▶

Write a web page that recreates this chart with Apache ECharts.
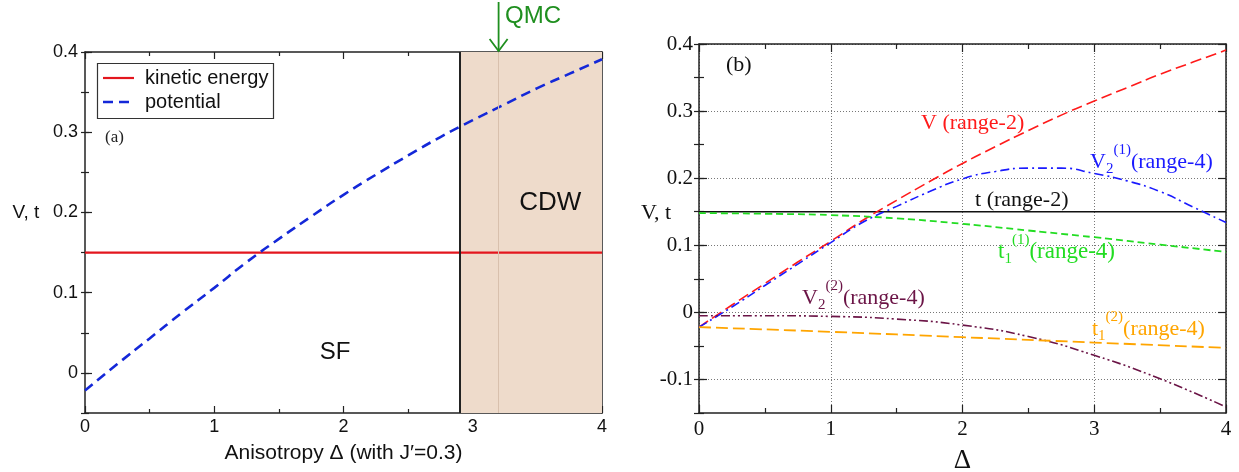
<!DOCTYPE html>
<html><head><meta charset="utf-8">
<script src="https://cdn.jsdelivr.net/npm/echarts@6/dist/echarts.min.js"></script>
<style>html,body{margin:0;padding:0;background:#fff}#c{width:1239px;height:472px}</style>
</head><body><div id="c"></div>
<script>
// ---------- data ----------
const deltaFine = [0,0.25,0.5,0.75,1,1.25,1.5,1.75,2,2.25,2.5,2.75,3,3.25,3.5,3.75,4];
const potential = [-0.022,0.011,0.043,0.075,0.106,0.138,0.167,0.195,0.222,0.247,0.271,0.294,0.315,0.335,0.355,0.373,0.391];
const V2first = [-0.022,0.008,0.040,0.072,0.104,0.135,0.158,0.180,0.199,0.210,0.215,0.215,0.207,0.196,0.180,0.157,0.134];
const deltaCoarse = [0,0.5,1,1.5,2,2.5,3,3.5,4];
const t1first = [0.148,0.147,0.145,0.140,0.132,0.122,0.112,0.101,0.090];
const V2second = [-0.005,-0.005,-0.006,-0.010,-0.019,-0.036,-0.064,-0.099,-0.141];
const deltaUnit = [0,1,2,3,4];
const t1second = [-0.022,-0.029,-0.037,-0.045,-0.053];
const deltaEnds = [0,4];
const kinetic = [0.15,0.15];
const yTicksLeft = [0,0.1,0.2,0.3,0.4];
const yTicksRight = [-0.1,0,0.1,0.2,0.3,0.4];
const legendNames = ['kinetic energy','potential'];
const cdwStart = 2.9, cdwEnd = 4, qmcDelta = 3.2;

const zip = (xs, ys) => xs.map((x,i)=>[x, ys[i]]);
const fmt = v => String(+(+v).toFixed(2));

const SANS = 'Liberation Sans', SERIF = 'Liberation Serif';
const RED_L = '#e3161e', BLUE_L = '#1428d8';

function xAxes(grid, pos, showLabel, fontFam, fontSize, major, minor, splitLine, name, nameGap, nameSize, margin) {
  return {
    type:'value', gridIndex:grid, position:pos, min:0, max:4, interval:1,
    axisLine:{show:true, onZero:false, lineStyle:{color:'#222', width:1.5}},
    axisTick:{show:true, inside:true, length:major, lineStyle:{color:'#222', width:1.2}},
    minorTick:{show:true, splitNumber:2, length:minor, lineStyle:{color:'#222', width:1.2}},
    axisLabel:{show:showLabel, fontFamily:fontFam, fontSize:fontSize, color:'#111', margin:margin||7, formatter:fmt},
    splitLine:{show:splitLine, lineStyle:{color:'#777', type:[1,2], width:1}},
    name: name||'', nameLocation:'middle', nameGap:nameGap||0,
    nameTextStyle:{fontFamily:fontFam, fontSize:nameSize||18, color:'#111'}
  };
}
function yMajor(grid, pos, min, ticks, showLabel, fontFam, fontSize, len, split, margin) {
  return {
    type:'value', gridIndex:grid, position:pos, min:min, max:0.4, interval:0.05,
    axisLine:{show:true, onZero:false, lineStyle:{color:'#222', width:1.5}},
    axisTick:{show:true, inside:true, length:len, customValues:ticks, lineStyle:{color:'#222', width:1.2}},
    axisLabel:{show:showLabel, customValues:ticks, fontFamily:fontFam, fontSize:fontSize, color:'#111', margin:margin||7, formatter:fmt},
    splitLine:{show:split, lineStyle:{color:'#777', type:[1,2], width:1}}
  };
}
function yMinor(grid, pos, min, len) {
  return {
    type:'value', gridIndex:grid, position:pos, offset:0, min:min, max:0.4, interval:0.05,
    axisLine:{show:false},
    axisTick:{show:true, inside:true, length:len, lineStyle:{color:'#222', width:1.2}},
    axisLabel:{show:false}, splitLine:{show:false}
  };
}

const chart = echarts.init(document.getElementById('c'), null, {renderer:'canvas'});
const option = {
  animation:false,
  backgroundColor:'#fff',
  grid:[
    {left:85, top:52, width:517, height:361, outerBoundsMode:'none', containLabel:false},
    {left:699, top:44, width:527, height:369, outerBoundsMode:'none', containLabel:false}
  ],
  xAxis:[
    xAxes(0,'bottom',true,SANS,18,7,4,false,'Anisotropy \u0394 (with J\u2032=0.3)',30,21,5),
    xAxes(0,'top',false,SANS,18,7,4,false),
    xAxes(1,'bottom',true,SERIF,21,8,5,true,'\u0394',34,27,6),
    xAxes(1,'top',false,SERIF,21,8,5,false)
  ],
  yAxis:[
    yMajor(0,'left',-0.05,yTicksLeft,true,SANS,18,7,false,7),
    yMinor(0,'left',-0.05,4),
    yMajor(0,'right',-0.05,yTicksLeft,false,SANS,18,7,false),
    yMinor(0,'right',-0.05,4),
    yMajor(1,'left',-0.15,yTicksRight,true,SERIF,21,8,true,6),
    yMinor(1,'left',-0.15,5),
    yMajor(1,'right',-0.15,yTicksRight,false,SERIF,21,8,false),
    yMinor(1,'right',-0.15,5)
  ],
  series:[
    { name:'region', type:'line', xAxisIndex:0, yAxisIndex:0, data:[], z:1, silent:true,
      markArea:{silent:true, itemStyle:{color:'#eedbcb'}, data:[[{xAxis:cdwStart},{xAxis:cdwEnd}]]},
      markLine:{silent:true, symbol:'none', label:{show:false},
        data:[
          {xAxis:qmcDelta, lineStyle:{color:'#d8c0ad', width:1, type:'solid'}},
          {xAxis:cdwStart, lineStyle:{color:'#222', width:2, type:'solid'}}
        ]}
    },
    { name:legendNames[0], type:'line', xAxisIndex:0, yAxisIndex:0, data:zip(deltaEnds,kinetic),
      showSymbol:false, symbol:'none', z:3, lineStyle:{color:RED_L, width:2.2} },
    { name:legendNames[1], type:'line', xAxisIndex:0, yAxisIndex:0, data:zip(deltaFine,potential), smooth:true,
      showSymbol:false, symbol:'none', z:4, lineStyle:{color:BLUE_L, width:2.6, type:[10,6]} },

    { name:'t (range-2)', type:'line', xAxisIndex:2, yAxisIndex:4, data:zip(deltaEnds,kinetic),
      symbol:'none', z:3, lineStyle:{color:'#111', width:1.6} },
    { name:'V (range-2)', type:'line', xAxisIndex:2, yAxisIndex:4, data:zip(deltaFine,potential), smooth:true,
      symbol:'none', z:4, lineStyle:{color:'#ff1a1a', width:1.6, type:[11,5]} },
    { name:'V2(1)', type:'line', xAxisIndex:2, yAxisIndex:4, data:zip(deltaFine,V2first), smooth:true,
      symbol:'none', z:4, lineStyle:{color:'#1a1aff', width:1.6, type:[9,4,2,4]} },
    { name:'t1(1)', type:'line', xAxisIndex:2, yAxisIndex:4, data:zip(deltaCoarse,t1first), smooth:true,
      symbol:'none', z:4, lineStyle:{color:'#22dd22', width:1.8, type:[7,4]} },
    { name:'V2(2)', type:'line', xAxisIndex:2, yAxisIndex:4, data:zip(deltaCoarse,V2second), smooth:true,
      symbol:'none', z:4, lineStyle:{color:'#6b1446', width:1.6, type:[9,3,2,3,2,3]} },
    { name:'t1(2)', type:'line', xAxisIndex:2, yAxisIndex:4, data:zip(deltaUnit,t1second), smooth:true,
      symbol:'none', z:4, lineStyle:{color:'#ffa500', width:1.8, type:[12,5]} }
  ]
};
chart.setOption(option);

// ---------- annotations (anchored in data coordinates) ----------
const mctx = document.createElement('canvas').getContext('2d');
function measure(t, size, fam){ mctx.font = size+'px "'+fam+'"'; return mctx.measureText(t).width; }
const L = {xAxisIndex:0, yAxisIndex:0}, R = {xAxisIndex:2, yAxisIndex:4};
const annotations = [
  {c:L, x:0.155, y:0.294, color:'#222', fam:SERIF, align:'left', parts:[['(a)',17,0]]},
  {c:L, x:1.934, y:0.026, color:'#111', fam:SANS, align:'center', parts:[['SF',24,0]]},
  {c:L, x:3.60, y:0.212, color:'#111', fam:SANS, align:'center', parts:[['CDW',26,0]]},
  {c:L, x:3.25, y:0.444, color:'#1f8f1f', fam:SANS, align:'left', parts:[['QMC',24,0]]},
  {c:R, x:0.205, y:0.369, color:'#111', fam:SERIF, align:'left', parts:[['(b)',22,0]]},
  {c:R, x:1.685, y:0.282, color:'#ff1a1a', fam:SERIF, align:'left', parts:[['V (range-2)',22,0]]},
  {c:R, x:2.968, y:0.224, color:'#1a1aff', fam:SERIF, align:'left', parts:[['V',22,0],['2',15,7],['(1)',15,-12],['(range-4)',22,0]]},
  {c:R, x:2.095, y:0.1675, color:'#111', fam:SERIF, align:'left', parts:[['t (range-2)',22,0]]},
  {c:R, x:2.27, y:0.090, color:'#22dd22', fam:SERIF, align:'left', parts:[['t',23,0],['1',15,7],['(1)',15,-12],['(range-4)',23,0]]},
  {c:R, x:0.782, y:0.0214, color:'#6b1446', fam:SERIF, align:'left', parts:[['V',22,0],['2',15,7],['(2)',15,-12],['(range-4)',22,0]]},
  {c:R, x:2.983, y:-0.0248, color:'#ffa500', fam:SERIF, align:'left', parts:[['t',22,0],['1',15,7],['(2)',15,-12],['(range-4)',22,0]]}
];
const graphic = [];
annotations.forEach(a => {
  const p = chart.convertToPixel(a.c, [a.x, a.y]);
  let x = p[0];
  a.parts.forEach(part => {
    graphic.push({type:'text', x:x, y:p[1]+part[2], z:10, silent:true,
      style:{text:part[0], fontFamily:a.fam, fontSize:part[1], fill:a.color, align:a.align, verticalAlign:'middle'}});
    x += measure(part[0], part[1], a.fam);
  });
});
// y-axis titles
graphic.push({type:'text', x:26, y:213, style:{text:'V, t', fontFamily:SANS, fontSize:19, fill:'#111', align:'center', verticalAlign:'middle'}});
graphic.push({type:'text', x:656, y:213, style:{text:'V, t', fontFamily:SERIF, fontSize:22, fill:'#111', align:'center', verticalAlign:'middle'}});
// legend box for panel (a)
graphic.push({type:'rect', z:20, shape:{x:97.5, y:63.5, width:176, height:55}, style:{fill:'#fff', stroke:'#333', lineWidth:1.2}});
graphic.push({type:'line', z:21, shape:{x1:103, y1:78, x2:134, y2:78}, style:{stroke:RED_L, lineWidth:2.2}});
graphic.push({type:'line', z:21, shape:{x1:103, y1:102, x2:134, y2:102}, style:{stroke:BLUE_L, lineWidth:2.6, lineDash:[10,6]}});
graphic.push({type:'text', z:21, x:145, y:78, style:{text:legendNames[0], fontFamily:SANS, fontSize:20, fill:'#111', verticalAlign:'middle'}});
graphic.push({type:'text', z:21, x:145, y:102, style:{text:legendNames[1], fontFamily:SANS, fontSize:20, fill:'#111', verticalAlign:'middle'}});
// QMC arrow
const qmcTop = chart.convertToPixel(L, [qmcDelta, 0.4]);
graphic.push({type:'line', z:10, shape:{x1:qmcTop[0], y1:2, x2:qmcTop[0], y2:qmcTop[1]-1}, style:{stroke:'#1f8f1f', lineWidth:1.8}});
graphic.push({type:'polyline', z:10, shape:{points:[[qmcTop[0]-9, qmcTop[1]-13],[qmcTop[0], qmcTop[1]-1],[qmcTop[0]+9, qmcTop[1]-13]]}, style:{stroke:'#1f8f1f', lineWidth:1.8, fill:null}});
chart.setOption({graphic:graphic});
</script>
</body></html>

◀

* WRITTEN TASK
Say how many lines in this listing hold the string "with", giving the count and nothing more.

* TASK ANSWER
2